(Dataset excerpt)
────

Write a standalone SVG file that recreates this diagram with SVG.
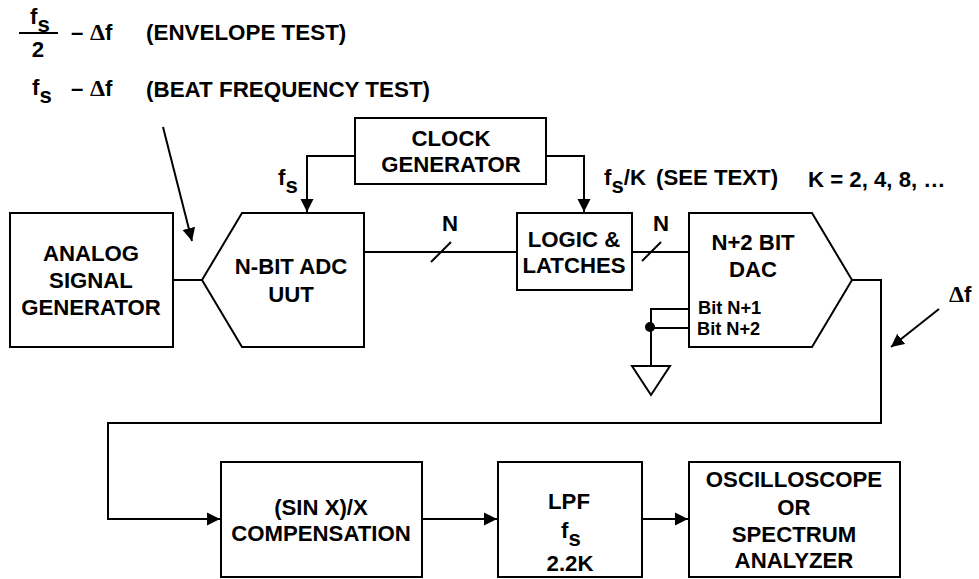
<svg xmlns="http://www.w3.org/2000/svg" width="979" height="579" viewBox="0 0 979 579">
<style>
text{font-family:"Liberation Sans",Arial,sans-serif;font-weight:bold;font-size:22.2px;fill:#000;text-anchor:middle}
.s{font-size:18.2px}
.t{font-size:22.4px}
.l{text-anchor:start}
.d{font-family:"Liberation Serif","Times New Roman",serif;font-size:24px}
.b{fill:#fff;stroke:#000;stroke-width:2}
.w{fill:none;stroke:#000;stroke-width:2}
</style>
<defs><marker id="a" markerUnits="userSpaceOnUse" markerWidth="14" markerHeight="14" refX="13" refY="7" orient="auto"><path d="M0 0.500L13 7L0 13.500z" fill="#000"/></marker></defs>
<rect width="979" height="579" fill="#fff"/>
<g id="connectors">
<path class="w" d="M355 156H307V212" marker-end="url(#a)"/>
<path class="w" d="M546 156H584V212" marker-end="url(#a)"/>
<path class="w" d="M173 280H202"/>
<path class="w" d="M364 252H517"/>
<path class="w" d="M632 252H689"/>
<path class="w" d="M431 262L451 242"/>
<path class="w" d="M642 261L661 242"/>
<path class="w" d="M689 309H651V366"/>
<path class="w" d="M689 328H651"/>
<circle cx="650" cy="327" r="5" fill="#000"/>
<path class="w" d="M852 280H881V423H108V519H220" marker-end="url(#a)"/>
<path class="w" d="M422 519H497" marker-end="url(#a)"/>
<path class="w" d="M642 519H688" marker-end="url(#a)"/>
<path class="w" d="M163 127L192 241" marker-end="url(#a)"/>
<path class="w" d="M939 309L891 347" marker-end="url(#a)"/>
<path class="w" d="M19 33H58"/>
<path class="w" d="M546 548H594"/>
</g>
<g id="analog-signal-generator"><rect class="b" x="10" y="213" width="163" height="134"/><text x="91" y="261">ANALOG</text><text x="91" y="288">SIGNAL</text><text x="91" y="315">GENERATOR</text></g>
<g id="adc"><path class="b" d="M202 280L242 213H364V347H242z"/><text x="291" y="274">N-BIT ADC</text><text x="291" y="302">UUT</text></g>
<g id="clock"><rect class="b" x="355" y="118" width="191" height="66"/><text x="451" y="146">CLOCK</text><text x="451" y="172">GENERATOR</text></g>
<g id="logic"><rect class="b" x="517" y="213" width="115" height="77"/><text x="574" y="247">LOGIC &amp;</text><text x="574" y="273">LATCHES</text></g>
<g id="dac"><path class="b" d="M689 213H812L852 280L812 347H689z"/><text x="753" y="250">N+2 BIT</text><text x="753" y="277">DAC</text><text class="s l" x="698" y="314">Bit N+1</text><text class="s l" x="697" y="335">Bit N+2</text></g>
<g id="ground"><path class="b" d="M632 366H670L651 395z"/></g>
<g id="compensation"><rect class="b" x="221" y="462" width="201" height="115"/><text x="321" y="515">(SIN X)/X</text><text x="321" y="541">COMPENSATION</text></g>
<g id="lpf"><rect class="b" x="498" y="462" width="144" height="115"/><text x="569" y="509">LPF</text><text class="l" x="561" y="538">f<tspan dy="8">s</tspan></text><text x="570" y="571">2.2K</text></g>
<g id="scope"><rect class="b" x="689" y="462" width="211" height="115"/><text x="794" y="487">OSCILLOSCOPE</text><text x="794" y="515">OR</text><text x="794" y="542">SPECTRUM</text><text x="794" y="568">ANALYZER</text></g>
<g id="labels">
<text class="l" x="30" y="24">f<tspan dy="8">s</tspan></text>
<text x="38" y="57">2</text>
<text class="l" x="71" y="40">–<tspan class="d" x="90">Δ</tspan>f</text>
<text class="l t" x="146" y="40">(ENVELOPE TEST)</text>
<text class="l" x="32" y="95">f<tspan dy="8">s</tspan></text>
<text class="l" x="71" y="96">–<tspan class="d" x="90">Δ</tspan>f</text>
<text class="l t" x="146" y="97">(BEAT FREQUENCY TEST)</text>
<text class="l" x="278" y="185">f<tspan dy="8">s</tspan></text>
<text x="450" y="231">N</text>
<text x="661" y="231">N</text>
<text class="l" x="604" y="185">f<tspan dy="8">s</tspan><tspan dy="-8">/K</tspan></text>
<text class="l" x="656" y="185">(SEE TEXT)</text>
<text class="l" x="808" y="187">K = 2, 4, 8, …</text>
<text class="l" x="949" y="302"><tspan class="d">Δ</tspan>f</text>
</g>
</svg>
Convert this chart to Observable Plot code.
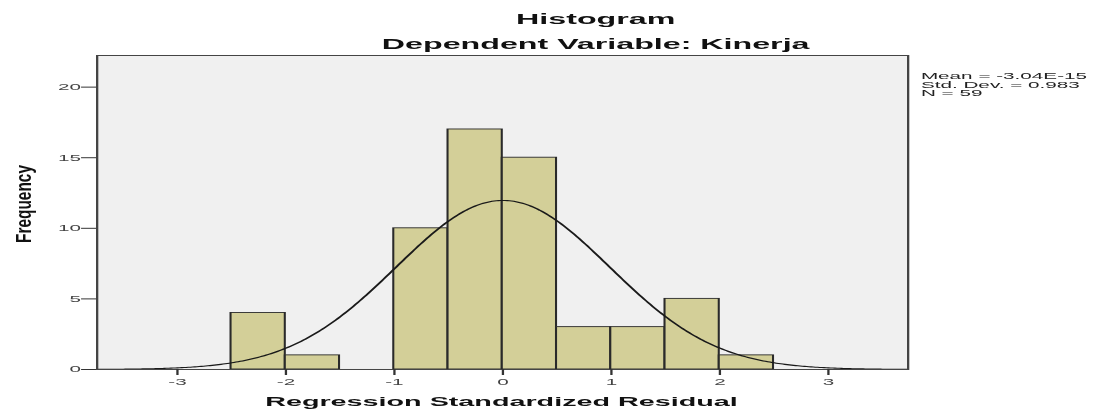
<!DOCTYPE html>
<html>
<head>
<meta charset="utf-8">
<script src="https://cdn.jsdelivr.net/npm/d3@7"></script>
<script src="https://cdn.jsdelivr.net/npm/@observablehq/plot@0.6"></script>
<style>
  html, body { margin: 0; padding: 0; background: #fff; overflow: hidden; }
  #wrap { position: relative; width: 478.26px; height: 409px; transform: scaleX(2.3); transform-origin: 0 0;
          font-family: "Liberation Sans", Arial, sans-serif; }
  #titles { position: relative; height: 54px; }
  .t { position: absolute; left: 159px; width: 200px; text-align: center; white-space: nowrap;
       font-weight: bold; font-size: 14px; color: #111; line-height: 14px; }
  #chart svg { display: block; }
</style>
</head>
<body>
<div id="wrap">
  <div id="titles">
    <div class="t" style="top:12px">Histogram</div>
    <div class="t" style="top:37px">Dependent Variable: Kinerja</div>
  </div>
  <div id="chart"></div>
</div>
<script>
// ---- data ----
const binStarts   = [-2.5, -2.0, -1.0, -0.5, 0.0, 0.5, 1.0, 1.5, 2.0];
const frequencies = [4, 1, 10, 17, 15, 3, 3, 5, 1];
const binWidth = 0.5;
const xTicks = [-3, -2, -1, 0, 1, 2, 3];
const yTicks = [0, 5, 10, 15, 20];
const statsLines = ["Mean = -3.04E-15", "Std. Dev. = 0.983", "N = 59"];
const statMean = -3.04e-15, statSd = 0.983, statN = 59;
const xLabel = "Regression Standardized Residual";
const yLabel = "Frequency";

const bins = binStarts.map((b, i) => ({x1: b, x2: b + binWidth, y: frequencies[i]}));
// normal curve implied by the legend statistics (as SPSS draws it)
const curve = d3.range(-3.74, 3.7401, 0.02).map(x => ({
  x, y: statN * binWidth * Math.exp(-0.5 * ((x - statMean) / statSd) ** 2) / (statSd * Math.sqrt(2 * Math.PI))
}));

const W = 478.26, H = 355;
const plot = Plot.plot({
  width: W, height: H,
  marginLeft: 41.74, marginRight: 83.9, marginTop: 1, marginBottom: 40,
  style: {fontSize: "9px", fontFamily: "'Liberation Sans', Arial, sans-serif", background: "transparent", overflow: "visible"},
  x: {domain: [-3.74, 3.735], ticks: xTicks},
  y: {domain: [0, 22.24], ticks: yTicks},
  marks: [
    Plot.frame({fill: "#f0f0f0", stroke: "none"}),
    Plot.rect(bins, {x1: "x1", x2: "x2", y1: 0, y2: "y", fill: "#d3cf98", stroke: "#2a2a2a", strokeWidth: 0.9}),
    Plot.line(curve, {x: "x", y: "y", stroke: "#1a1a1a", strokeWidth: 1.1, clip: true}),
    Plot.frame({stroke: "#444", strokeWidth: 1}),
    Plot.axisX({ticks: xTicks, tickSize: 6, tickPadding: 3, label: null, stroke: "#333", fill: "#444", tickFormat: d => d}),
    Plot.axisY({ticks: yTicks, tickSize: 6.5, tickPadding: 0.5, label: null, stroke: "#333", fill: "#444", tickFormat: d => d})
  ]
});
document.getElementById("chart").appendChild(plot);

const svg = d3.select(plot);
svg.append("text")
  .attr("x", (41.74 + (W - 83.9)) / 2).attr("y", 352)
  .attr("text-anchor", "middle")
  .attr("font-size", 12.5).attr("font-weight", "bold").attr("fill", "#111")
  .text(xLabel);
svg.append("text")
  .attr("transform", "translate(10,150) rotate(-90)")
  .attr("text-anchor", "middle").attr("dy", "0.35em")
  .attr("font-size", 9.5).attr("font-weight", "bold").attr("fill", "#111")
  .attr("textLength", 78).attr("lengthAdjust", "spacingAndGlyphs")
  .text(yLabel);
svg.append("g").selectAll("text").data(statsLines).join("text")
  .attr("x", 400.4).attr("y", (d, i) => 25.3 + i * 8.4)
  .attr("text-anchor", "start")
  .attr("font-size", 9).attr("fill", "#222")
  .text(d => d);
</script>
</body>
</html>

────

- Stated problem
Write out every line from the entries where "this" appears.

- The reply
Write a standalone SVG file that recreates this diagram with SVG.
Convert this chart to Observable Plot code.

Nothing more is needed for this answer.